Le porte del perdono di Dio sono sempre aperte ma bisogna avere un cuore aperto a lui. Lo ha detto papa Francesco durante l’omelia di stamattina alla Casa Santa Marta, traendo spunto in primo luogo dalla prima Lettura odierna (Dan 3,25.34-43), dove il profeta Azaria chiede umilmente clemenza al Signore per le colpe del suo popolo.

“Chiedere perdono”, ha osservato il Santo Padre, è qualcosa di diverso dal “chiedere scusa”. Il peccato, infatti, è qualcosa di più di un semplice “sbaglio”; esso è piuttosto “idolatria”, è diventare schiavi “dell’orgoglio, della vanità, del denaro, del ‘me stesso’, del benessere”. E il profeta Azaria, in tal senso, non chiede semplicemente scusa ma “chiede perdono”.

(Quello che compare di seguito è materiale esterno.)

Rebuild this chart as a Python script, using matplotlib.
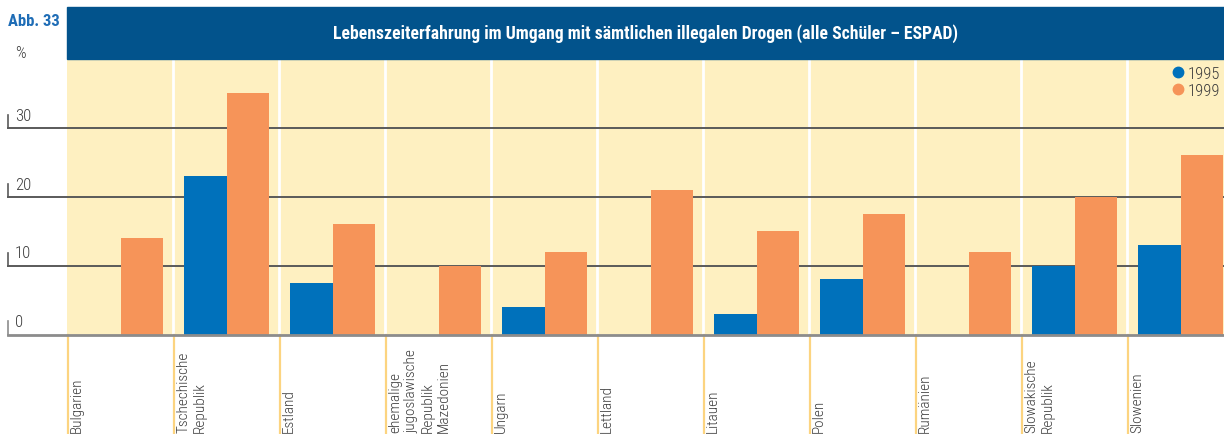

Così come il perdono va chiesto col cuore da chi ha peccato, esso va donato altrettanto di cuore a chi ci fa un torto. Nella parabola del Vangelo di oggi (Mt 18,21-35), il padrone condona un notevole debito di un suo servo, dopo essere stato umanamente toccato dalle sue suppliche. Esattamente il contrario di quanto fa quello stesso servo con un suo pari, fatto gettare in carcere per un debito di molta minore consistenza.

Nel Padre Nostro, Gesù ci insegna a rimettere i debiti ai nostri debitori, tuttavia “se io non sono capace di perdonare, non sono capace di chiedere perdono”. Pertanto, ha ricordato il Papa, ogni volta che uno va a confessarsi, non solo deve promettere di non ripetere più il peccato ma dovrà prima riconciliarsi con quelli che gli hanno fatto del male. In definitiva, “il perdono che Dio ti darà” richiede “il perdono che tu dai agli altri”, ha aggiunto Francesco.

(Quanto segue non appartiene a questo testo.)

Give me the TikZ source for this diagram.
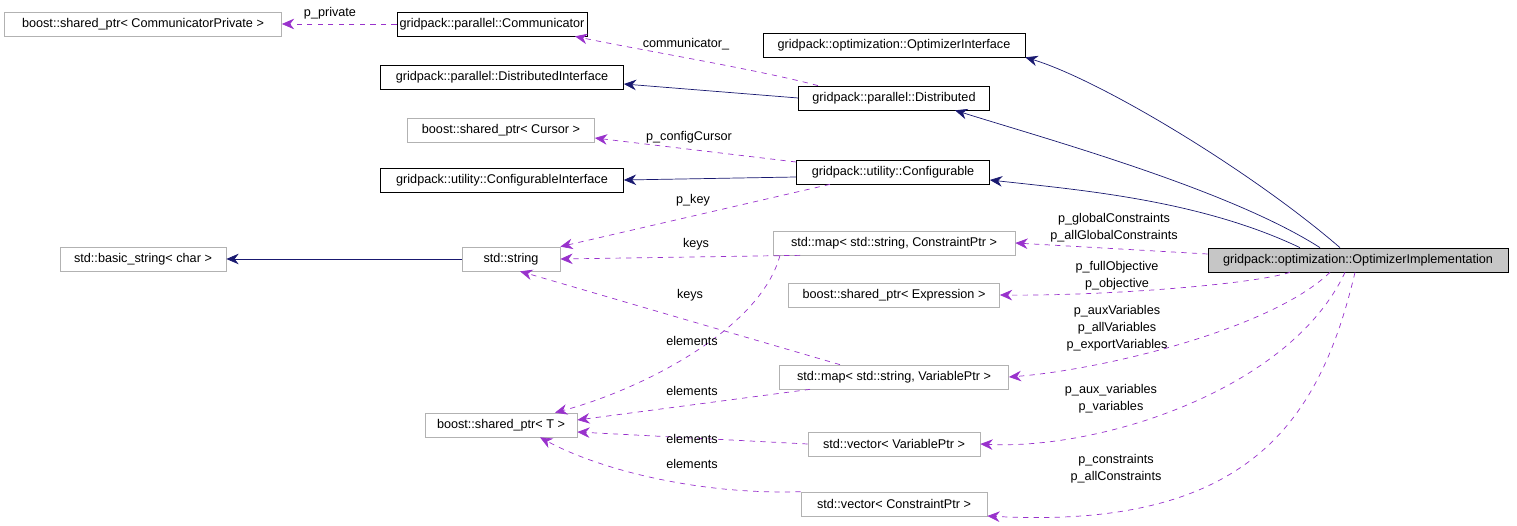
\documentclass[tikz,border=0pt]{standalone}
\usepackage{fontspec}
\setmainfont{Liberation Sans}
\usetikzlibrary{arrows.meta}
\definecolor{inhblue}{RGB}{25,25,112}
\definecolor{usepurple}{RGB}{153,50,204}
\tikzset{
  cls/.style={draw=black, fill=white, inner sep=0pt, minimum height=0.48cm, font=\fontsize{7.2}{8.6}\selectfont},
  ext/.style={cls, draw=gray!60},
  w/.style={minimum width={#1*0.02cm}},
  inh/.style={draw=inhblue, -{Stealth[length=7pt,width=6pt]}},
  use/.style={draw=usepurple, dashed, -{Stealth[length=7pt,width=6pt]}},
  lbl/.style={font=\fontsize{7.2}{8.6}\selectfont, align=center, inner sep=0pt}
}
\begin{document}
\begin{tikzpicture}[x=0.02cm, y=-0.02cm]
    \useasboundingbox (0,0) rectangle (1517,526);
    % classes
    \node[ext, w=277] (commpriv) at (143,24) {boost::shared\_ptr< CommunicatorPrivate >};
    \node[cls, w=190] (comm) at (492,24) {gridpack::parallel::Communicator};
    \node[cls, w=262] (optif) at (894,45) {gridpack::optimization::OptimizerInterface};
    \node[cls, w=243] (distif) at (502,77) {gridpack::parallel::DistributedInterface};
    \node[cls, w=191] (dist) at (894,98) {gridpack::parallel::Distributed};
    \node[ext, w=187] (cursor) at (501,130) {boost::shared\_ptr< Cursor >};
    \node[cls, w=243] (confif) at (502,180) {gridpack::utility::ConfigurableInterface};
    \node[cls, w=193] (conf) at (893,172) {gridpack::utility::Configurable};
    \node[ext, w=166] (basic) at (143,259) {std::basic\_string< char >};
    \node[ext, w=98] (str) at (511,259) {std::string};
    \node[ext, w=242] (cmap) at (894,243) {std::map< std::string, ConstraintPtr >};
    \node[cls, fill=gray!45, w=300] (impl) at (1358,260) {gridpack::optimization::OptimizerImplementation};
    \node[ext, w=211] (expr) at (894,295) {boost::shared\_ptr< Expression >};
    \node[ext, w=229] (vmap) at (894,377) {std::map< std::string, VariablePtr >};
    \node[ext, w=152] (sptr) at (501,425) {boost::shared\_ptr< T >};
    \node[ext, w=172] (vvec) at (894,444) {std::vector< VariablePtr >};
    \node[ext, w=186] (cvec) at (894,504) {std::vector< ConstraintPtr >};

    % inheritance
    \draw[inh] (dist.west) -- (distif.east |- 0,84);
    \draw[inh] (conf.west |- 0,177) -- (confif.east);
    \draw[inh] (str.west) -- (basic.east);
    \draw[inh] (impl.north -| 1340,0) .. controls (1250,170) and (1100,80) .. (optif.south east);
    \draw[inh] (impl.north -| 1320,0) .. controls (1230,190) and (1050,140) .. (dist.south -| 955,0);
    \draw[inh] (impl.north -| 1300,0) .. controls (1200,200) and (1080,190) .. (conf.east |- 0,180);

    % members
    \draw[use] (comm.west) -- (commpriv.east);
    \draw[use] (dist.north -| 818,0) .. controls (760,70) and (640,50) .. (comm.south -| 575,0);
    \draw[use] (conf.west |- 0,162) -- (cursor.east |- 0,138);
    \draw[use] (conf.south -| 830,0) -- (str.north east);
    \draw[use] (impl.west |- 0,254) -- (cmap.east);
    \draw[use] (cmap.south -| 800,0) -- (str.east);
    \draw[use] (cmap.south -| 780,0) .. controls (760,330) and (640,390) .. (sptr.north -| 555,0);
    \draw[use] (impl.south -| 1290,0) .. controls (1250,285) and (1100,296) .. (expr.east);
    \draw[use] (impl.south -| 1330,0) .. controls (1270,330) and (1100,370) .. (vmap.east);
    \draw[use] (vmap.north -| 840,0) -- (str.south -| 520,0);
    \draw[use] (vmap.south -| 810,0) -- (sptr.east |- 0,420);
    \draw[use] (impl.south -| 1345,0) .. controls (1290,390) and (1100,450) .. (vvec.east);
    \draw[use] (vvec.west) -- (sptr.east |- 0,432);
    \draw[use] (impl.south -| 1355,0) .. controls (1320,420) and (1250,530) .. (cvec.east |- 0,516);
    \draw[use] (cvec.north west) .. controls (700,495) and (600,470) .. (sptr.south -| 540,0);

    % labels
    \node[lbl] (lpriv) at (330,13) {p\_private};
    \node[lbl] (lcomm) at (686,44) {communicator\_};
    \node[lbl] (lcur) at (689,137) {p\_configCursor};
    \node[lbl] (lkey) at (693,200) {p\_key};
    \node[lbl] (lkeys1) at (696,244) {keys};
    \node[lbl] (lkeys2) at (690,295) {keys};
    \node[lbl] (lgc) at (1114,228) {p\_globalConstraints\\[1pt]p\_allGlobalConstraints};
    \node[lbl] (lobj) at (1117,276) {p\_fullObjective\\[1pt]p\_objective};
    \node[lbl] (lvar) at (1117,328) {p\_auxVariables\\[1pt]p\_allVariables\\[1pt]p\_exportVariables};
    \node[lbl] (lvv) at (1111,399) {p\_aux\_variables\\[1pt]p\_variables};
    \node[lbl] (lcv) at (1116,469) {p\_constraints\\[1pt]p\_allConstraints};
    \node[lbl] (lel1) at (692,341) {elements};
    \node[lbl] (lel2) at (692,391) {elements};
    \node[lbl] (lel3) at (692,439) {elements};
    \node[lbl] (lel4) at (692,464) {elements};
\end{tikzpicture}
\end{document}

Due sono, quindi, i principi che Gesù ci insegna sul perdono: in primo luogo “chiedere perdono non è un semplice chiedere scusa, è essere consapevoli del peccato, dell’idolatria che io ho fatto, delle tante idolatrie”.

In secondo luogo, “Dio perdona sempre ma chiede che io perdoni”. Se io non ho capacità di perdonare, “in un certo senso chiudo la porta al perdono di Dio”, ha quindi concluso il Pontefice.